The log for 16 September is shown above. This was a good sunny day with intermittent
cloud. The log is typical and shows what happens over a 10 hour period. At the start the batteries not fully charged and at 11.5Volt.

intervals 1 to 6 – the PV voltage rises until it reaches battery voltage.

intervals 7 to 16 – charging commences but PV cannot supply enough current to meet demand, so PV voltage is pulled down.

interval 17 to 21– there is bright sunlight and PV voltage shoots up to 17V. CC mode, and current limiting occurs.

interval 23 to 27 - bright sun and intermittent cloud, charge current jerking about all over.

interval 30 to 36 – CV mode, regulating float voltage as the batteries accept less current.

interval 36-37 end of charge condition occurs, current less than Threshold.

More information on system testing is given here.

Step 16: Conclusions

The software and hardware work, and the project is in operation powering low current devices (transistor radios, LED lighting etc.) day and night. Here are some observations on the circuit as it is.

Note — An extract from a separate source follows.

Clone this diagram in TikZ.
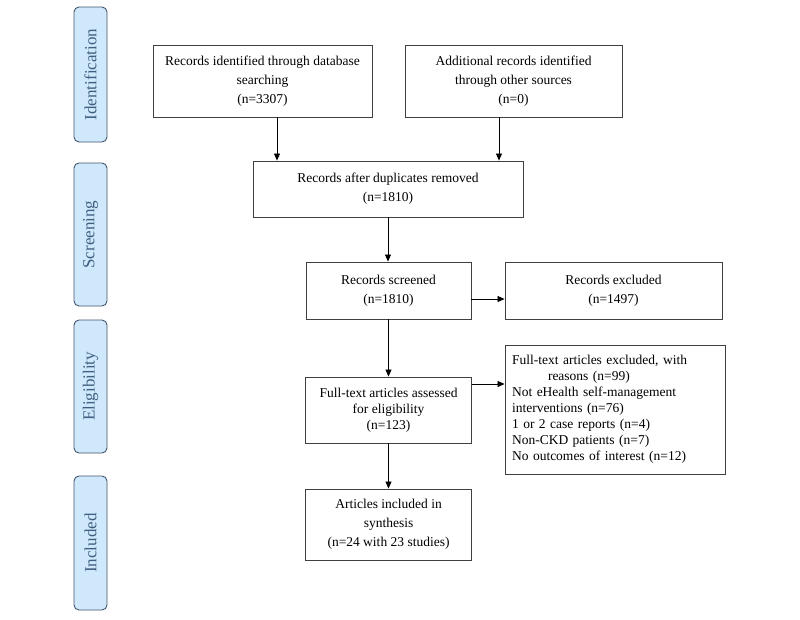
\documentclass[tikz,border=0pt]{standalone}
\usepackage{fontspec}
\setmainfont{Liberation Serif}
\usetikzlibrary{arrows.meta}
\definecolor{sidefill}{HTML}{CFE8FB}
\definecolor{sidedraw}{HTML}{44566C}
\definecolor{sidetext}{HTML}{3F5F80}
\definecolor{boxdraw}{HTML}{404040}
\begin{document}
\begin{tikzpicture}[x=1pt,y=-1pt,
  box/.style={draw=boxdraw,line width=0.9pt,inner sep=0pt,align=center,
    font=\fontsize{13.5}{19}\selectfont},
  tightbox/.style={box,font=\fontsize{13.5}{16}\selectfont},
  side/.style={draw=sidedraw,fill=sidefill,line width=0.9pt,rounded corners=5pt,
    inner sep=0pt,minimum width=33pt},
  sidelabel/.style={rotate=90,text=sidetext,font=\fontsize{17}{17}\selectfont},
  arr/.style={-{Triangle[length=7pt,width=6pt]},line width=0.8pt,draw=black}]
\useasboundingbox (0,0) rectangle (800,619);
\fill[white] (0,0) rectangle (800,619);
% phase labels
\node[side,minimum height=135pt] (ph1) at (90.5,74.5) {};
\node[sidelabel] (ph1t) at (ph1.center) {Identification};
\node[side,minimum height=143pt] (ph2) at (90.5,234.5) {};
\node[sidelabel] (ph2t) at (ph2.center) {Screening};
\node[side,minimum height=133pt] (ph3) at (90.5,386.5) {};
\node[sidelabel] (ph3t) at (ph3.center) {Eligibility};
\node[side,minimum height=134pt] (ph4) at (90.5,543) {};
\node[sidelabel] (ph4t) at (ph4.center) {Included};
% boxes
\node[box,minimum width=219pt,minimum height=72pt] (b1) at (262.5,81)
  {Records identified through database\\searching\\(n=3307)};
\node[box,minimum width=217pt,minimum height=72pt] (b2) at (513.5,81)
  {Additional records identified\\through other sources\\(n=0)};
\node[box,minimum width=270pt,minimum height=56pt] (b3) at (388,189)
  {Records after duplicates removed\\(n=1810)};
\node[box,minimum width=165pt,minimum height=57pt] (b4) at (388.5,290.5)
  {Records screened\\(n=1810)};
\node[box,minimum width=217pt,minimum height=57pt] (b5) at (613.5,290.5)
  {Records excluded\\(n=1497)};
\node[tightbox,minimum width=166pt,minimum height=66pt] (b6) at (388.5,410)
  {Full-text articles assessed\\for eligibility\\(n=123)};
\node[tightbox,align=left,minimum width=220pt,minimum height=129pt,text width=206pt] (b7) at (615,409.5)
  {Full-text articles excluded, with\\\hspace*{36pt}reasons (n=99)\\Not eHealth self-management\\interventions (n=76)\\1 or 2 case reports (n=4)\\Non-CKD patients (n=7)\\No outcomes of interest (n=12)};
\node[box,minimum width=166pt,minimum height=71pt] (b8) at (388.5,524.5)
  {Articles included in\\synthesis\\(n=24 with 23 studies)};
% connectors
\coordinate (c1) at (277,0);
\coordinate (c2) at (499,0);
\coordinate (c3) at (0,299);
\coordinate (c4) at (0,384);
\draw[arr] (b1.south -| c1) -- (b3.north -| c1);
\draw[arr] (b2.south -| c2) -- (b3.north -| c2);
\draw[arr] (b3.south) -- (b4.north -| b3.south);
\draw[arr] (b4.east |- c3) -- (b5.west |- c3);
\draw[arr] (b4.south) -- (b6.north -| b4.south);
\draw[arr] (b6.east |- c4) -- (b7.west |- c4);
\draw[arr] (b6.south) -- (b8.north -| b6.south);
\end{tikzpicture}
\end{document}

  1. My intention is to migrate to a bit more power at some future time, something like 100 watt PV panel, 5Ah batteries, and charge current 2A for each battery. The hardware description explains the necessary changes.
  2. Since building the circuit I have found some high side current monitor chips like ST micro TSC101, Linear LTC6101 and Supertex HV7801, Maxim 80??. They use the same circuit technique as here - just in IC form. Using a pair of these chips would replace Q1, Q2, IC1b, IC1c and several resistors thus reducing the amount of construction. Unfortunately they are surface mount. So it looks as if a version 2 PCB is due already.
  3. Richtec provide a lot more information about coulomb counting.
  4. Cell type 03Li gives a float voltatge of 12.6V and is intended for giving a full charge just like operation of the TP4056 - but for 3 cell batteries.
  5. User type 44 (44UT) is intended for on-load charge operation. The battery constantly cycles between float (12.0V) and recharge threshold (11.4V) which according to web sites gives longer battery life as it is never stressed by charging to 12.6V.
  6. During charge, the PV provides current to charger and load.
  7. During EOC state, the battery provides current to the load, and the PV provides nothing. This is a consequence of the algorithm, a continuous trickle charge is not allowed.
  8. If the system is well designed and the load is predominantly at night (i.e. lighting), observation 7 is not a problem. The batteries will charge in day time and reach EOC by evening. The loads come on at night when there is no sunlight in any case and discharge the batteries down to recharge threshold for charging to start the next day.
  9. If the load is continuous (24 hour), the controller enters standby on EOC and the load may discharge the batteries in daytime. When the batteries discharge down to recharge voltage, the charger switches back on, starts recharging and PV provides power to load. This may happen repeatedly so at the end of day, the battery will be above Vrch, but may not be fully charged.
  10. If the load is predominantly on during the day (cooling, water pump) then why use a battery at all? Just connect PV directly to load. Or another suggestion would be to fit a bypass FET across charger to power the load directly from the PV while the battery is charged off-line (like a backup system). This is added complexity so not considered here.
  11. Or a simple solution to 7 would be to constantly trickle charge at a lower float voltage, in the same way that lead-acid chargers work. But is this allowed for Lithium?

I may continue developing the project, or maybe somebody else would like to do so. Otherwise the project is ready for others to build. Let me know if you spot any mistakes, wish to suggest improvements, and let me know about your success if you build it.